> Given task
Up to and including the line with "(0,0) rectangle (842,1016);", write out the listing from its first line, minus the pictures.

> Material
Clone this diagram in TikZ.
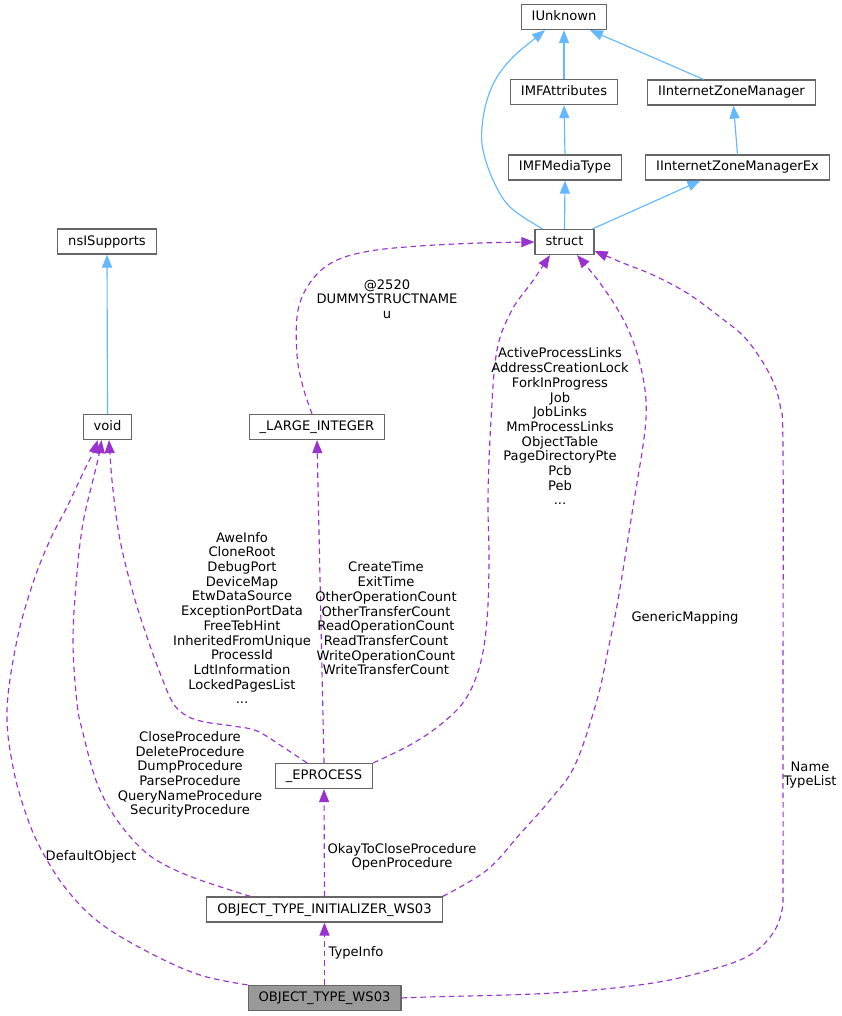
\documentclass[tikz,border=0pt]{standalone}
\usepackage{fontspec}
\setmainfont{DejaVu Sans}
\usetikzlibrary{arrows.meta}
\definecolor{edgeblue}{HTML}{63B8FF}
\definecolor{edgepurple}{HTML}{9A32CD}
\definecolor{boxgray}{HTML}{666666}
\definecolor{mainfill}{HTML}{999999}
\begin{document}
\begin{tikzpicture}[x=1pt,y=-1pt,
  font=\fontsize{13.1}{14.7}\selectfont,
  cls/.style={draw=boxgray, line width=1.2pt, fill=white, inner xsep=10.5pt,
    inner ysep=0pt, minimum height=25pt, text height=9.6pt, text depth=2.6pt},
  inherit/.style={draw=edgeblue, line width=1.15pt, -{Triangle[length=13pt,width=10pt]}},
  usage/.style={draw=edgepurple, line width=1.15pt, dash pattern=on 5.5pt off 4pt,
    -{Triangle[length=13pt,width=10pt]}},
  lbl/.style={align=center, inner sep=0pt}]
\useasboundingbox (0,0) rectangle (842,1016);

% classes
\node[cls] (iunk)   at (564,17)      {IUnknown};
\node[cls] (imfa)   at (564,92)      {IMFAttributes};
\node[cls] (izm)    at (731.5,92.5)  {IInternetZoneManager};
\node[cls] (imfm)   at (565,167.5)   {IMFMediaType};
\node[cls] (izmex)  at (737.5,167.5) {IInternetZoneManagerEx};
\node[cls] (struct) at (564.5,242)   {struct};
\node[cls] (nsi)    at (107,241.5)   {nsISupports};
\node[cls] (void)   at (107.5,427)   {void};
\node[cls] (lint)   at (317,427)     {\_LARGE\_INTEGER};
\node[cls] (eproc)  at (324,776)     {\_EPROCESS};
\node[cls] (init)   at (324.5,909.5) {OBJECT\_TYPE\_INITIALIZER\_WS03};
\node[cls, fill=mainfill] (ws03) at (324.5,998) {OBJECT\_TYPE\_WS03};

% inheritance
\draw[inherit] plot[smooth, tension=0.6] coordinates {([xshift=-22pt]struct.north)
  (510,207) (493,180) (483,150) (482,127) (487,100) (497,77) (513,57) (533,40)
  ([xshift=-19pt]iunk.south)};
\draw[inherit] (imfa.north) -- (iunk.south);
\draw[inherit] ([xshift=-28pt]izm.north) -- ([xshift=26pt]iunk.south);
\draw[inherit] (imfm.north) -- (imfa.south);
\draw[inherit] (izmex.north) -- ([xshift=2pt]izm.south);
\draw[inherit] (struct.north) -- (imfm.south);
\draw[inherit] ([xshift=28pt]struct.north) -- ([xshift=-37pt]izmex.south);
\draw[inherit] (void.north) -- (nsi.south);

% usage relations
\draw[usage] plot[smooth, tension=0.6] coordinates {([xshift=-5pt]lint.north)
  (303,387) (297,355) (298,310) (312,280) (335,261) (370,251) (420,246)
  (480,243) (struct.west)};
\draw[usage] plot[smooth, tension=0.6] coordinates {(eproc.north east)
  (410,745) (440,725) (465,700) (480,665) (487,620) (489,560) (488,497)
  (491,420) (497,350) (512,310) (532,282) ([xshift=-14.5pt]struct.south)};
\draw[usage] plot[smooth, tension=0.6] coordinates {(init.north east)
  (487,870) (520,834) (550,800) (575,765) (597,700) (608,650) (618,600)
  (633,507) (645,430) (645,390) (636,350) (622,317) (600,283)
  ([xshift=12.5pt]struct.south)};
\draw[usage] plot[smooth, tension=0.6] coordinates {(ws03.east)
  (427,997) (553,993) (653,983) (720,967) (753,953) (773,933) (782,910)
  (783,880) (783,700) (783,450) (780,405) (770,375) (747,340) (720,317)
  (687,293) (653,275) (623,263) ([yshift=-9pt]struct.east)};
\draw[usage] plot[smooth, tension=0.6] coordinates {([xshift=-17pt]eproc.north)
  (283,747) (257,731) (233,726) (205,722) (187,716) (173,703) (160,673)
  (147,637) (133,593) (120,540) (113,490) (110,455) ([xshift=1.5pt]void.south)};
\draw[usage] plot[smooth, tension=0.6] coordinates {([xshift=-74pt]init.north)
  (200,880) (167,866) (143,850) (117,820) (97,783) (83,733) (77,703)
  (73,640) (77,573) (83,523) (93,480) (99,455) ([xshift=-6pt]void.south)};
\draw[usage] plot[smooth, tension=0.6] coordinates {(ws03.north west)
  (200,975) (150,953) (100,923) (67,890) (43,853) (27,817) (13,767)
  (7,710) (17,640) (33,583) (50,540) (67,507) (83,473) (93,453)
  ([xshift=-10pt]void.south)};
\draw[usage] (eproc.north) -- (lint.south);
\draw[usage] (init.north) -- (eproc.south);
\draw[usage] (ws03.north) -- (init.south);

% relation labels
\node[lbl] (l1) at (387,299) {@2520\\DUMMYSTRUCTNAME\\u};
\node[lbl] (l2) at (560,426.5) {ActiveProcessLinks\\AddressCreationLock\\ForkInProgress\\Job\\JobLinks\\MmProcessLinks\\ObjectTable\\PageDirectoryPte\\Pcb\\Peb\\...};
\node[lbl] (l3) at (685,618) {GenericMapping};
\node[lbl] (l4) at (810,775) {Name\\TypeList};
\node[lbl] (l5) at (242,618) {AweInfo\\CloneRoot\\DebugPort\\DeviceMap\\EtwDataSource\\ExceptionPortData\\FreeTebHint\\InheritedFromUnique\\ProcessId\\LdtInformation\\LockedPagesList\\...};
\node[lbl] (l6) at (386,618.5) {CreateTime\\ExitTime\\OtherOperationCount\\OtherTransferCount\\ReadOperationCount\\ReadTransferCount\\WriteOperationCount\\WriteTransferCount};
\node[lbl] (l7) at (190,774.5) {CloseProcedure\\DeleteProcedure\\DumpProcedure\\ParseProcedure\\QueryNameProcedure\\SecurityProcedure};
\node[lbl] (l8) at (91,857) {DefaultObject};
\node[lbl] (l9) at (402,857) {OkayToCloseProcedure\\OpenProcedure};
\node[lbl] (l10) at (356,953) {TypeInfo};
\end{tikzpicture}
\end{document}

> The solution
Clone this diagram in TikZ.
\documentclass[tikz,border=0pt]{standalone}
\usepackage{fontspec}
\setmainfont{DejaVu Sans}
\usetikzlibrary{arrows.meta}
\definecolor{edgeblue}{HTML}{63B8FF}
\definecolor{edgepurple}{HTML}{9A32CD}
\definecolor{boxgray}{HTML}{666666}
\definecolor{mainfill}{HTML}{999999}
\begin{document}
\begin{tikzpicture}[x=1pt,y=-1pt,
  font=\fontsize{13.1}{14.7}\selectfont,
  cls/.style={draw=boxgray, line width=1.2pt, fill=white, inner xsep=10.5pt,
    inner ysep=0pt, minimum height=25pt, text height=9.6pt, text depth=2.6pt},
  inherit/.style={draw=edgeblue, line width=1.15pt, -{Triangle[length=13pt,width=10pt]}},
  usage/.style={draw=edgepurple, line width=1.15pt, dash pattern=on 5.5pt off 4pt,
    -{Triangle[length=13pt,width=10pt]}},
  lbl/.style={align=center, inner sep=0pt}]
\useasboundingbox (0,0) rectangle (842,1016);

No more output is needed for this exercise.